Mission zones basically take two forms. There’s linear stages where you’ll battle through enemies, enjoy the odd cutscene or set piece, and make dialogue choices and world-altering decisions that can branch the whole narrative. Additionally, there’s other hub zones - like towns or cities - which you’ll revisit multiple times and free-roam, sometimes for quests and combat but other times just for the hangoutitude. Again, this echoes the Citadel, or Omega. It feels very Mass Effect 2, and a world apart from the sprawling, over-sized MMO-esque zones of the last Dragon Age title.

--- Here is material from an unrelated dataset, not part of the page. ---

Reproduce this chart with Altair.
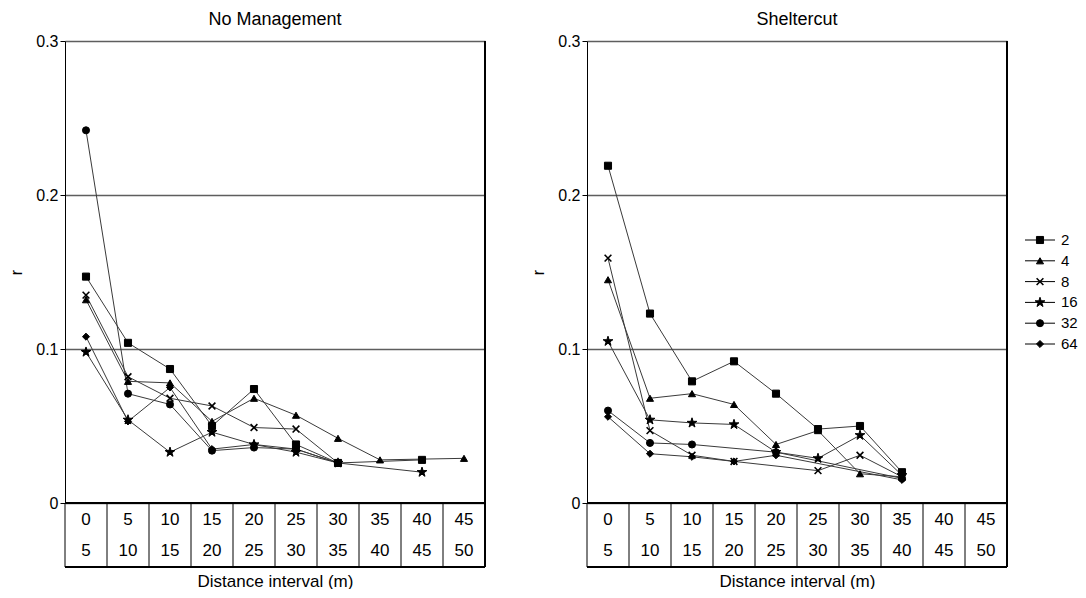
import altair as alt
import pandas as pd

# ---- data ----
interval_lo = ["0", "5", "10", "15", "20", "25", "30", "35", "40", "45"]
interval_hi = ["5", "10", "15", "20", "25", "30", "35", "40", "45", "50"]
series = ["2", "4", "8", "16", "32", "64"]

# No Management
nm_2 = [0.147, 0.104, 0.087, 0.050, 0.074, 0.038, 0.026, None, 0.028, None]
nm_4 = [0.132, 0.079, 0.078, 0.053, 0.068, 0.057, 0.042, 0.028, None, 0.029]
nm_8 = [0.135, 0.082, 0.068, 0.063, 0.049, 0.048, 0.026, None, None, None]
nm_16 = [0.098, 0.054, 0.033, 0.046, 0.038, 0.033, 0.026, None, 0.020, None]
nm_32 = [0.242, 0.071, 0.064, 0.034, 0.036, 0.035, 0.026, None, None, None]
nm_64 = [0.108, 0.053, 0.075, 0.035, 0.038, 0.035, 0.026, None, None, None]

# Sheltercut
sc_2 = [0.219, 0.123, 0.079, 0.092, 0.071, 0.048, 0.050, 0.020, None, None]
sc_4 = [0.145, 0.068, 0.071, 0.064, 0.038, 0.047, 0.019, 0.017, None, None]
sc_8 = [0.159, 0.047, 0.031, 0.027, None, 0.021, 0.031, 0.017, None, None]
sc_16 = [0.105, 0.054, 0.052, 0.051, 0.033, 0.029, 0.044, 0.018, None, None]
sc_32 = [0.060, 0.039, 0.038, None, 0.033, None, None, 0.016, None, None]
sc_64 = [0.056, 0.032, 0.030, 0.027, 0.031, None, None, 0.015, None, None]

STAR = ("M0,-1.45L0.32,-0.45L1.38,-0.45L0.53,0.17L0.85,1.17L0,0.55"
        "L-0.85,1.17L-0.53,0.17L-1.38,-0.45L-0.32,-0.45Z")
XSHAPE = "M-1,-1L1,1M-1,1L1,-1"
shapes = ["square", "triangle-up", XSHAPE, STAR, "circle", "diamond"]

FONT = "Liberation Sans"
W, H = 420, 462
TAB = 64


def long_df(lists):
    rows = []
    for s, vals in zip(series, lists):
        for i, v in enumerate(vals):
            if v is not None:
                rows.append({"series": s, "pos": i + 0.5, "r": v})
    return pd.DataFrame(rows)


tab_df = pd.DataFrame({"pos": [i + 0.5 for i in range(len(interval_lo))],
                       "lo": interval_lo, "hi": interval_hi})
bound_df = pd.DataFrame({"b": list(range(len(interval_lo) + 1))})

xscale = alt.Scale(domain=[0, 10], nice=False, zero=False)
yscale = alt.Scale(domain=[0, 0.3], nice=False)
shape_scale = alt.Scale(domain=series, range=shapes)


def marker_layers(base, x, y):
    solid = base.transform_filter(alt.datum.series != "8").mark_point(
        filled=True, fill="black", stroke="black", strokeWidth=1,
        opacity=1, size=50).encode(
        x=x, y=y, shape=alt.Shape("series:N", scale=shape_scale, legend=None))
    cross = base.transform_filter(alt.datum.series == "8").mark_point(
        filled=False, stroke="black", strokeWidth=1.6,
        opacity=1, size=46).encode(
        x=x, y=y, shape=alt.Shape("series:N", scale=shape_scale, legend=None))
    return [solid, cross]


def panel(title, lists):
    df = long_df(lists)
    base = alt.Chart(df)
    lines = base.mark_line(color="#3a3a3a", strokeWidth=1).encode(
        x=alt.X("pos:Q", scale=xscale,
                axis=alt.Axis(labels=False, ticks=False, domain=False, grid=False,
                              title="Distance interval (m)", titlePadding=TAB + 6,
                              titleFontSize=17, titleFontWeight="normal",
                              titleColor="black", titleFont=FONT)),
        y=alt.Y("r:Q", scale=yscale,
                axis=alt.Axis(values=[0, 0.1, 0.2, 0.3],
                              labelExpr="datum.value == 0 ? '0' : format(datum.value, '.1f')",
                              grid=True, gridColor="#5e5e5e", gridWidth=1.5,
                              domainColor="black", tickColor="black", tickSize=5,
                              labelFontSize=16, labelColor="black", labelFont=FONT,
                              title="r", titleFontSize=16, titleFontWeight="normal",
                              titleColor="black", titleFont=FONT, titlePadding=11)),
        detail="series:N",
        order="pos:Q",
    )
    pts = marker_layers(base, alt.X("pos:Q", scale=xscale), alt.Y("r:Q", scale=yscale))
    tab = alt.Chart(tab_df)
    t1 = tab.mark_text(fontSize=17, font=FONT, color="black").encode(
        x=alt.X("pos:Q", scale=xscale), y=alt.value(H + 17), text="lo:N")
    t2 = tab.mark_text(fontSize=17, font=FONT, color="black").encode(
        x=alt.X("pos:Q", scale=xscale), y=alt.value(H + 48), text="hi:N")
    vlines = alt.Chart(bound_df).mark_rule(color="black", strokeWidth=1).encode(
        x=alt.X("b:Q", scale=xscale), y=alt.value(H), y2=alt.value(H + TAB))
    edge = alt.Chart(tab_df).mark_rule(color="black", strokeWidth=1)
    right = edge.encode(x=alt.datum(10), y=alt.value(0), y2=alt.value(H + TAB))
    bottom = edge.encode(x=alt.datum(0), x2=alt.datum(10), y=alt.value(H + TAB))
    top_tab = edge.encode(x=alt.datum(0), x2=alt.datum(10), y=alt.datum(0))
    return alt.layer(lines, top_tab, vlines, right, bottom, t1, t2, *pts).properties(
        width=W, height=H,
        title=alt.TitleParams(title, fontSize=18, fontWeight="normal", font=FONT,
                              color="black", anchor="middle", offset=4),
    )


left = panel("No Management", [nm_2, nm_4, nm_8, nm_16, nm_32, nm_64])
right = panel("Sheltercut", [sc_2, sc_4, sc_8, sc_16, sc_32, sc_64])

leg_df = pd.DataFrame({"series": series})
leg_y = alt.Y("series:N", sort=series,
              scale=alt.Scale(type="point", domain=series, range=[199, 303], padding=0),
              axis=None)
leg_base = alt.Chart(leg_df)
leg_rule = leg_base.mark_rule(color="black", strokeWidth=1).encode(
    x=alt.value(0), x2=alt.value(30), y=leg_y)
leg_pts = marker_layers(leg_base, alt.value(15), leg_y)
leg_txt = leg_base.mark_text(align="left", baseline="middle", fontSize=15,
                             font=FONT, color="black").encode(
    x=alt.value(36), y=leg_y, text="series:N")
legend = alt.layer(leg_rule, *leg_pts, leg_txt).properties(width=30, height=H)

chart = alt.hconcat(
    alt.hconcat(left, right, spacing=44),
    legend, spacing=16,
).properties(
    padding={"left": 0, "top": 3, "right": 0, "bottom": 0}
).configure(font=FONT).configure_view(strokeWidth=0, stroke="transparent")

chart.save("out.html", embed_options={"renderer": "svg", "actions": False})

The difference to Mass Effect 2 & 3, I suppose, is in the role-playing. The Mass Effect games were quite soft RPGs on the whole - they were action games with branching stories and excellent character relationships. That’s here in The Veilguard, too - I see strong examples of deep story branching, and I think this charismatic cast has a strong shot at being the best ensemble the Dragon Age franchise has ever produced. Naturally, much of this experience will hinge on the story delivery and how great one’s sense of narrative satisfaction is as the credits roll. That’s par for the course for a BioWare game. Nevertheless, it’s the game’s structure which has grabbed me.

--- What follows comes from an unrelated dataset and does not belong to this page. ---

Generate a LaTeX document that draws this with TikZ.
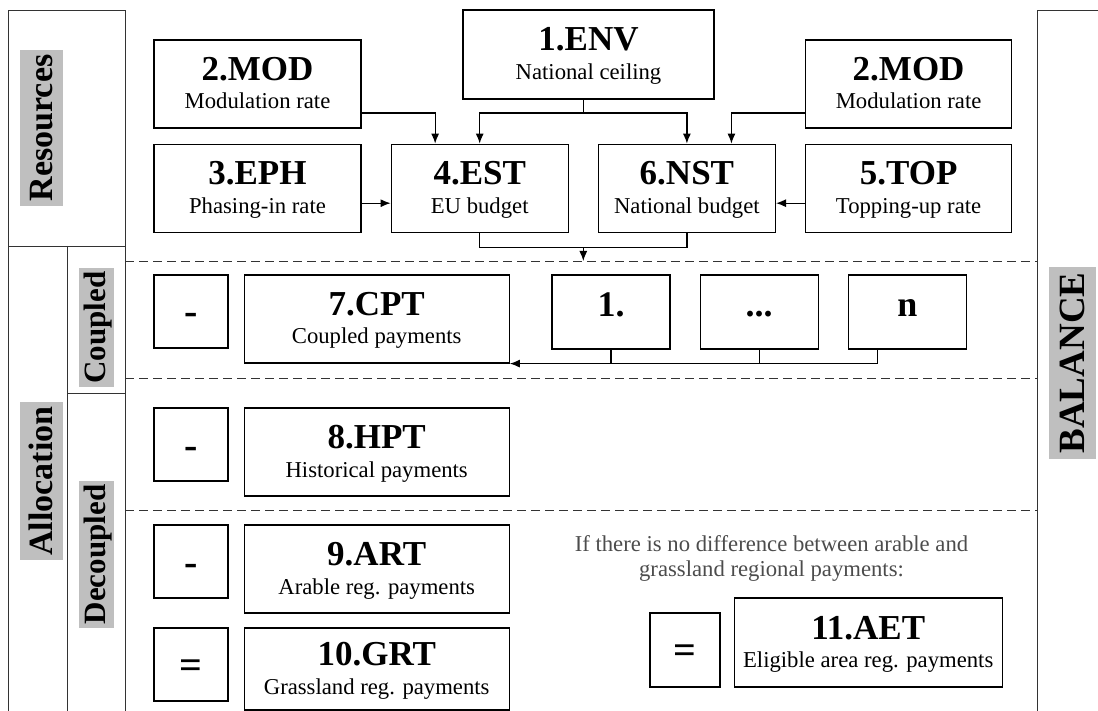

Basically, this has the structure of a linear action-adventure game, but the progression timbre and ambition of a full-fat RPG. These two streams don’t quite cross in this way all that often - and the result has seized my attention.

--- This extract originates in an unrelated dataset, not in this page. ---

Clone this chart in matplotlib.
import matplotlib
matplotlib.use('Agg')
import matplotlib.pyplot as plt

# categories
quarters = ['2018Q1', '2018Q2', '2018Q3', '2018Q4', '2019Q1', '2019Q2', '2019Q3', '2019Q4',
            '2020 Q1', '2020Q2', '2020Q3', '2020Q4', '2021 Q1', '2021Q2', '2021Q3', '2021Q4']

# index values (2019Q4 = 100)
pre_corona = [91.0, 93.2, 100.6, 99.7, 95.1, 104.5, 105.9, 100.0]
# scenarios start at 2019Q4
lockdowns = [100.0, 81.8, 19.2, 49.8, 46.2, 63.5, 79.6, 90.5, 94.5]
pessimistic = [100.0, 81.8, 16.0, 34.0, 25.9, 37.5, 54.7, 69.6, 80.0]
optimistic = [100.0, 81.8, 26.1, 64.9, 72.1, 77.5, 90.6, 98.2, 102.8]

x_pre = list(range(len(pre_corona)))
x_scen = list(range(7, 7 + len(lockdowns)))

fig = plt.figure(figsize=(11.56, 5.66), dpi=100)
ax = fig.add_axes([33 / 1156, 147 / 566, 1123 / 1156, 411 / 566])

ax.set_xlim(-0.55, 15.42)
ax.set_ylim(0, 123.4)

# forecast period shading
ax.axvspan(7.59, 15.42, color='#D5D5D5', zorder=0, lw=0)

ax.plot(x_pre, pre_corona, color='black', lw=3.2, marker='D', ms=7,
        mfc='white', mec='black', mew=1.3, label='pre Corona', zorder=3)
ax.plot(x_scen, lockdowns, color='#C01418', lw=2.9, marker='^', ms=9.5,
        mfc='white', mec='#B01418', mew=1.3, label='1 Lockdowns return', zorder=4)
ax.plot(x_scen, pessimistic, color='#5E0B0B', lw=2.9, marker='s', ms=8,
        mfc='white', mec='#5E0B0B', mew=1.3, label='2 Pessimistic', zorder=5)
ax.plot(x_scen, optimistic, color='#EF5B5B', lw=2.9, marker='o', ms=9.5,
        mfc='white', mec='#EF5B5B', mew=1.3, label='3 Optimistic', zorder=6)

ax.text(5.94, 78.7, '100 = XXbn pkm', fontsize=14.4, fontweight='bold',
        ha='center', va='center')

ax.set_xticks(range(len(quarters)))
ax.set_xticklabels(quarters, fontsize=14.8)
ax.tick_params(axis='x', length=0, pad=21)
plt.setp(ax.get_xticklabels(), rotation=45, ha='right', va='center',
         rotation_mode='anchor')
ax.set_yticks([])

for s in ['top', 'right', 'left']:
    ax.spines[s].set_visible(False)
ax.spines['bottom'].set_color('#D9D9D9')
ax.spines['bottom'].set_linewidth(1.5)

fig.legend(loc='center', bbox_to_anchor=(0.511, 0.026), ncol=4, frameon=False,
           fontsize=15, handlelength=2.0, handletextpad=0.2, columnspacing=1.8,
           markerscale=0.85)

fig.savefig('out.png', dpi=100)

Of course, even a confidently-presented, wide-reaching, all-day preview event is never quite enough to truly judge an RPG of this scale and scope. The final test will be with the final game. What can seem deep at first blush can be less so on closer examination - but for now, I am more than cautiously optimistic. I’m actually rather pumped. I look forward to trying to joyously break this game’s systems next month - my personal hype is now higher than it’s ever been.
Dragon Age: The Veilguard releases for PC, Xbox Series X/S, and PS5 on October 31. Travel and accomodation at the preview event were covered by EA.